## SHORT TASK:
Here is the task for the listing below: output exactly the lines from the one containing "Output the Python" through the one containing "-18.2, -18.7, -18.7]", and leave out the pictures.
━━━━━ INPUT ━━━━━
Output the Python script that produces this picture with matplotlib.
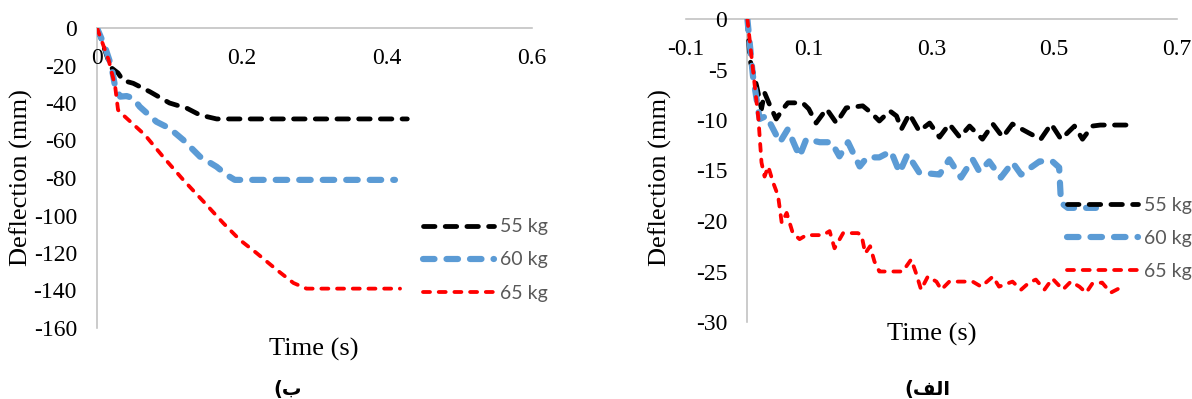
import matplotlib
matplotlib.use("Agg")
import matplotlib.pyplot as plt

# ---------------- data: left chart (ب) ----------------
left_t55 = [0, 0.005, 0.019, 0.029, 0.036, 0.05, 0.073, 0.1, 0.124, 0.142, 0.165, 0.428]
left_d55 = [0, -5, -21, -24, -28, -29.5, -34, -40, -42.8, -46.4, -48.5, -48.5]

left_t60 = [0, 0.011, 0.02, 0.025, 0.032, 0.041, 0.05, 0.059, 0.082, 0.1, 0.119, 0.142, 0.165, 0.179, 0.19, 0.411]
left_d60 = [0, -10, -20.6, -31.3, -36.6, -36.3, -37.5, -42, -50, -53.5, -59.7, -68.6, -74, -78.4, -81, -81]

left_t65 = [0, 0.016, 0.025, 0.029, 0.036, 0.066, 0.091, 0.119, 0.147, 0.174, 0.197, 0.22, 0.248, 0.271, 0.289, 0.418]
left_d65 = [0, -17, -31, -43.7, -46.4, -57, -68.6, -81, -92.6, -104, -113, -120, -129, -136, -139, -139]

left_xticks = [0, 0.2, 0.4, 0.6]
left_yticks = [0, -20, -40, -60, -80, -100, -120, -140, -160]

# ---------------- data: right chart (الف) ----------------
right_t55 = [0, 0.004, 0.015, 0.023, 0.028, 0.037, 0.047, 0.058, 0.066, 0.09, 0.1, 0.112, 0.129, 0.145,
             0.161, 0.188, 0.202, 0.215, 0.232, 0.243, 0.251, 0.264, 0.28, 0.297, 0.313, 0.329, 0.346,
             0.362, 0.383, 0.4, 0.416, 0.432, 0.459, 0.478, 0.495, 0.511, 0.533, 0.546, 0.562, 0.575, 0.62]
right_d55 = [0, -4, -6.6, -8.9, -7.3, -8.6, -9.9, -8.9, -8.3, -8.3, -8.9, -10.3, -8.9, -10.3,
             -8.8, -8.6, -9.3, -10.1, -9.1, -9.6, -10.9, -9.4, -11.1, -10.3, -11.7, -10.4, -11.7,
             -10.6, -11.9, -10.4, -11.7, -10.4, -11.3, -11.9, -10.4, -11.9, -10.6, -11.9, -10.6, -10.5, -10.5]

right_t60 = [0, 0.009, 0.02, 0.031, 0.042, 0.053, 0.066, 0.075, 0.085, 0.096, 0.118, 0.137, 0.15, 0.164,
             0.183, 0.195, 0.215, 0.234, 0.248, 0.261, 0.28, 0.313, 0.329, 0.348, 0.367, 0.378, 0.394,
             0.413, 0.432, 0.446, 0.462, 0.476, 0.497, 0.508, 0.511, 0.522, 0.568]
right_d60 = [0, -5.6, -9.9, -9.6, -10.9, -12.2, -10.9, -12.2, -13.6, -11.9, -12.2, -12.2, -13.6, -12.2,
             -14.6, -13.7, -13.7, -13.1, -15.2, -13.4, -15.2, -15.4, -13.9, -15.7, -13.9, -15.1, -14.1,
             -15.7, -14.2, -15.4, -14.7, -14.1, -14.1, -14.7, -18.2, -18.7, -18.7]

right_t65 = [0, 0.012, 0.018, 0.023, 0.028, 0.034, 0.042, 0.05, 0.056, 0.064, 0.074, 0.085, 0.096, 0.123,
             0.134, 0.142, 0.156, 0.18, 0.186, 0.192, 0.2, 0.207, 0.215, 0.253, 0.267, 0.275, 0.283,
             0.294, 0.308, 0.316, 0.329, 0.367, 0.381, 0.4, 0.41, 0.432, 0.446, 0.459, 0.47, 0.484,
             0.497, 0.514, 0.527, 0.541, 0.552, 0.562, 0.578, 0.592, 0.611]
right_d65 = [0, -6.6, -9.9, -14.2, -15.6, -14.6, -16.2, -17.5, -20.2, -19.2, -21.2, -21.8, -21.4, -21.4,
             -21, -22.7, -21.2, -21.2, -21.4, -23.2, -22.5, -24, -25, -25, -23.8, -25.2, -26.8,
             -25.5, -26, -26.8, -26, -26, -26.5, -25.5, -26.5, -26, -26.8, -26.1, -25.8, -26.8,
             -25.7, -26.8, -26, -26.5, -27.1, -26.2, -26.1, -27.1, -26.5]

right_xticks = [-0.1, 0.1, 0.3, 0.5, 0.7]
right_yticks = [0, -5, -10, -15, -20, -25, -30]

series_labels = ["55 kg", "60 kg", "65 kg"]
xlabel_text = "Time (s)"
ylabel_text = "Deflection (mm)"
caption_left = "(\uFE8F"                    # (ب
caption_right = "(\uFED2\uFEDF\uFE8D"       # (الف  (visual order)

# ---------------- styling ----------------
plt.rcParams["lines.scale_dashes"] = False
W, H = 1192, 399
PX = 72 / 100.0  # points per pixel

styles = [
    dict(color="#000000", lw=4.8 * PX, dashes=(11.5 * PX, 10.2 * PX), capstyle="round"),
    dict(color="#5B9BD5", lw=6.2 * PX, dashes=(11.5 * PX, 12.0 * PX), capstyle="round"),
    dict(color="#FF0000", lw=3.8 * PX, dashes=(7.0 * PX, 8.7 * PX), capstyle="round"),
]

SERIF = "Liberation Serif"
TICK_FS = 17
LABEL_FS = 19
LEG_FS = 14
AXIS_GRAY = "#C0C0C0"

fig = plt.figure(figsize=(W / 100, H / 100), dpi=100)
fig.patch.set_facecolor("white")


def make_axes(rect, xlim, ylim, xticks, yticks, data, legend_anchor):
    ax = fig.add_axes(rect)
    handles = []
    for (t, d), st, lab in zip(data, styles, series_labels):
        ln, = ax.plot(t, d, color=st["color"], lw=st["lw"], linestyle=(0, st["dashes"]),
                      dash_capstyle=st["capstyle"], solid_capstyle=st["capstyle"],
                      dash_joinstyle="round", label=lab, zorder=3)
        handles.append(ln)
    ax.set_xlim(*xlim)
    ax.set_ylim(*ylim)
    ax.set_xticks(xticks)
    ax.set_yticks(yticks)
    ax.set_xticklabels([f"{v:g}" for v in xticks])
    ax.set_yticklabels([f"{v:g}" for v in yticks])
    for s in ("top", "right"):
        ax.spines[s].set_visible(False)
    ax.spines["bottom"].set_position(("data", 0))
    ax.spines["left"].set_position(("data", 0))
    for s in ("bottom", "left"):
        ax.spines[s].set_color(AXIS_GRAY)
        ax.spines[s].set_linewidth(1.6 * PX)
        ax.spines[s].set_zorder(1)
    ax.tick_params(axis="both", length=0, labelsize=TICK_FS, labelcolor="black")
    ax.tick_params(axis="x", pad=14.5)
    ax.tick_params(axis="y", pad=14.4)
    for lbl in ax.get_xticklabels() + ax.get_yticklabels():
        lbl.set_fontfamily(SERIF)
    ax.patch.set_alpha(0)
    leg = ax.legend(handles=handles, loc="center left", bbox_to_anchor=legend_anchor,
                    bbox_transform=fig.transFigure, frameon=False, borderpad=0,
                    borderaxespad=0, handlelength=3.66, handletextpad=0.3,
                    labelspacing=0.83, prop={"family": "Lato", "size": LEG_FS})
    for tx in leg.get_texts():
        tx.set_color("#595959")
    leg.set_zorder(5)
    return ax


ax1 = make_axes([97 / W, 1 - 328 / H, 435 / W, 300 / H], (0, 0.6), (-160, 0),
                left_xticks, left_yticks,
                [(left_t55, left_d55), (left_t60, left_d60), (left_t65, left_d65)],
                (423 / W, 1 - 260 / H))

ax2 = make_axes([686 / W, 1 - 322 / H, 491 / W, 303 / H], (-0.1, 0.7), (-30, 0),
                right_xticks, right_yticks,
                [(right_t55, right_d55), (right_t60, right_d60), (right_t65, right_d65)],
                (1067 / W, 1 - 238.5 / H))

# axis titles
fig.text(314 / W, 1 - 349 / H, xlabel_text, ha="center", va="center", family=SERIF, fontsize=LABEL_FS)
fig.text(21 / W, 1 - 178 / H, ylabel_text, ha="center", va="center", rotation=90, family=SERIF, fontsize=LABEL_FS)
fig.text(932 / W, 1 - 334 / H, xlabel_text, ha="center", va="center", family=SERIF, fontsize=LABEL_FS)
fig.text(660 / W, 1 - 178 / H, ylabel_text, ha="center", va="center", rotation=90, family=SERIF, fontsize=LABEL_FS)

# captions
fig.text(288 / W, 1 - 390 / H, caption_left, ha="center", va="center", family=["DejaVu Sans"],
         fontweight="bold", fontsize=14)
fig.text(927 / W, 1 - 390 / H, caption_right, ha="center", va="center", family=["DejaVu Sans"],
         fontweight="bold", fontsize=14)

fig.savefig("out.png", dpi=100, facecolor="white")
━━━━━
━━━━━ INPUT ━━━━━
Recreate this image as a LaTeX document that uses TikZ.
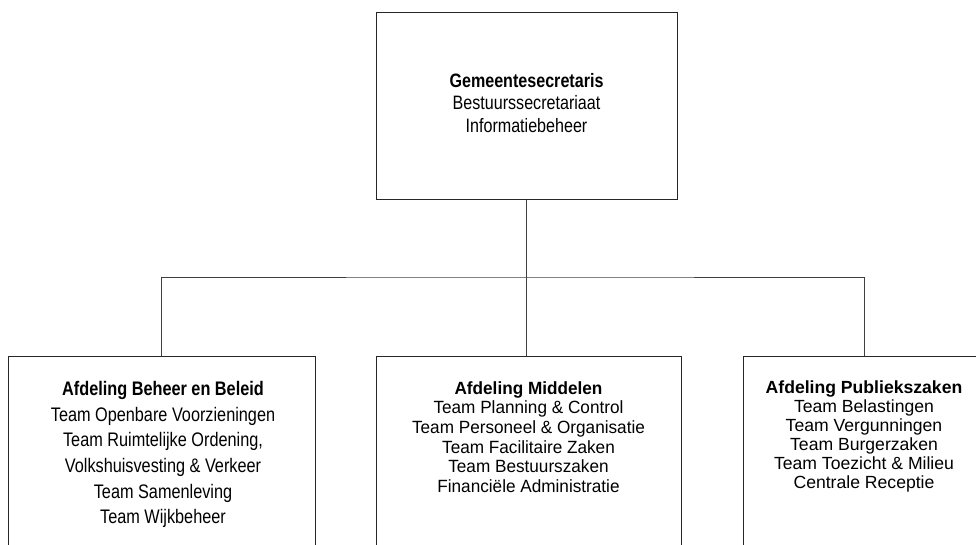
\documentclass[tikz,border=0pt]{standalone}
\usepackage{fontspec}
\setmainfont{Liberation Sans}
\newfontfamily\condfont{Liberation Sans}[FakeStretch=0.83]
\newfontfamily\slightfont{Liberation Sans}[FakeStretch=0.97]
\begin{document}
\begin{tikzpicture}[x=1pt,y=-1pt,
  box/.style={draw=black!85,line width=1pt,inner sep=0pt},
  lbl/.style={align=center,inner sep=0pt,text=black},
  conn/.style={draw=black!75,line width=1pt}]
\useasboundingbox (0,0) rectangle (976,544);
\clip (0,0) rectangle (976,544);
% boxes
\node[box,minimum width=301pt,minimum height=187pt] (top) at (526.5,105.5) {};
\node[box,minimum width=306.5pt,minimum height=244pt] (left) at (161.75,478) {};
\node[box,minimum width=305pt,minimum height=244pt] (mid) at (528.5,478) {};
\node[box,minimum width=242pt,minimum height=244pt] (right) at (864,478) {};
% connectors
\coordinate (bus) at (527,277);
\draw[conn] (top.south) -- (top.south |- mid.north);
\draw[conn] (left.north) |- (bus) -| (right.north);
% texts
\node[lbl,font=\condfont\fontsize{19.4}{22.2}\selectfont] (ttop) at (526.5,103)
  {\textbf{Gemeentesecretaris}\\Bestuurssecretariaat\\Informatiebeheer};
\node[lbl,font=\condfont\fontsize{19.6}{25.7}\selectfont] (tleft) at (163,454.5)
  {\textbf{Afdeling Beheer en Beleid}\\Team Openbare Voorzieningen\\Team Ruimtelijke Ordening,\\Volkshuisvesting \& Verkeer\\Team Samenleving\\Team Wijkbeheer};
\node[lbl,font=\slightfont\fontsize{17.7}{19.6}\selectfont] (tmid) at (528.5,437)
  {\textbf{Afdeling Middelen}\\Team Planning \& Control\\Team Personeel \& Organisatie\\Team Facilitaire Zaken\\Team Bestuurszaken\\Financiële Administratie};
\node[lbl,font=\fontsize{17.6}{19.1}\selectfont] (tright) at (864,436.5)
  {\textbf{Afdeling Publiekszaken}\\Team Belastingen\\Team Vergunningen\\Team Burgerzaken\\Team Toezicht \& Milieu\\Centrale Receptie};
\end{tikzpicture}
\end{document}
━━━━━
## OUTPUT FOR THIS TASK:
Output the Python script that produces this picture with matplotlib.
import matplotlib
matplotlib.use("Agg")
import matplotlib.pyplot as plt

# ---------------- data: left chart (ب) ----------------
left_t55 = [0, 0.005, 0.019, 0.029, 0.036, 0.05, 0.073, 0.1, 0.124, 0.142, 0.165, 0.428]
left_d55 = [0, -5, -21, -24, -28, -29.5, -34, -40, -42.8, -46.4, -48.5, -48.5]

left_t60 = [0, 0.011, 0.02, 0.025, 0.032, 0.041, 0.05, 0.059, 0.082, 0.1, 0.119, 0.142, 0.165, 0.179, 0.19, 0.411]
left_d60 = [0, -10, -20.6, -31.3, -36.6, -36.3, -37.5, -42, -50, -53.5, -59.7, -68.6, -74, -78.4, -81, -81]

left_t65 = [0, 0.016, 0.025, 0.029, 0.036, 0.066, 0.091, 0.119, 0.147, 0.174, 0.197, 0.22, 0.248, 0.271, 0.289, 0.418]
left_d65 = [0, -17, -31, -43.7, -46.4, -57, -68.6, -81, -92.6, -104, -113, -120, -129, -136, -139, -139]

left_xticks = [0, 0.2, 0.4, 0.6]
left_yticks = [0, -20, -40, -60, -80, -100, -120, -140, -160]

# ---------------- data: right chart (الف) ----------------
right_t55 = [0, 0.004, 0.015, 0.023, 0.028, 0.037, 0.047, 0.058, 0.066, 0.09, 0.1, 0.112, 0.129, 0.145,
             0.161, 0.188, 0.202, 0.215, 0.232, 0.243, 0.251, 0.264, 0.28, 0.297, 0.313, 0.329, 0.346,
             0.362, 0.383, 0.4, 0.416, 0.432, 0.459, 0.478, 0.495, 0.511, 0.533, 0.546, 0.562, 0.575, 0.62]
right_d55 = [0, -4, -6.6, -8.9, -7.3, -8.6, -9.9, -8.9, -8.3, -8.3, -8.9, -10.3, -8.9, -10.3,
             -8.8, -8.6, -9.3, -10.1, -9.1, -9.6, -10.9, -9.4, -11.1, -10.3, -11.7, -10.4, -11.7,
             -10.6, -11.9, -10.4, -11.7, -10.4, -11.3, -11.9, -10.4, -11.9, -10.6, -11.9, -10.6, -10.5, -10.5]

right_t60 = [0, 0.009, 0.02, 0.031, 0.042, 0.053, 0.066, 0.075, 0.085, 0.096, 0.118, 0.137, 0.15, 0.164,
             0.183, 0.195, 0.215, 0.234, 0.248, 0.261, 0.28, 0.313, 0.329, 0.348, 0.367, 0.378, 0.394,
             0.413, 0.432, 0.446, 0.462, 0.476, 0.497, 0.508, 0.511, 0.522, 0.568]
right_d60 = [0, -5.6, -9.9, -9.6, -10.9, -12.2, -10.9, -12.2, -13.6, -11.9, -12.2, -12.2, -13.6, -12.2,
             -14.6, -13.7, -13.7, -13.1, -15.2, -13.4, -15.2, -15.4, -13.9, -15.7, -13.9, -15.1, -14.1,
             -15.7, -14.2, -15.4, -14.7, -14.1, -14.1, -14.7, -18.2, -18.7, -18.7]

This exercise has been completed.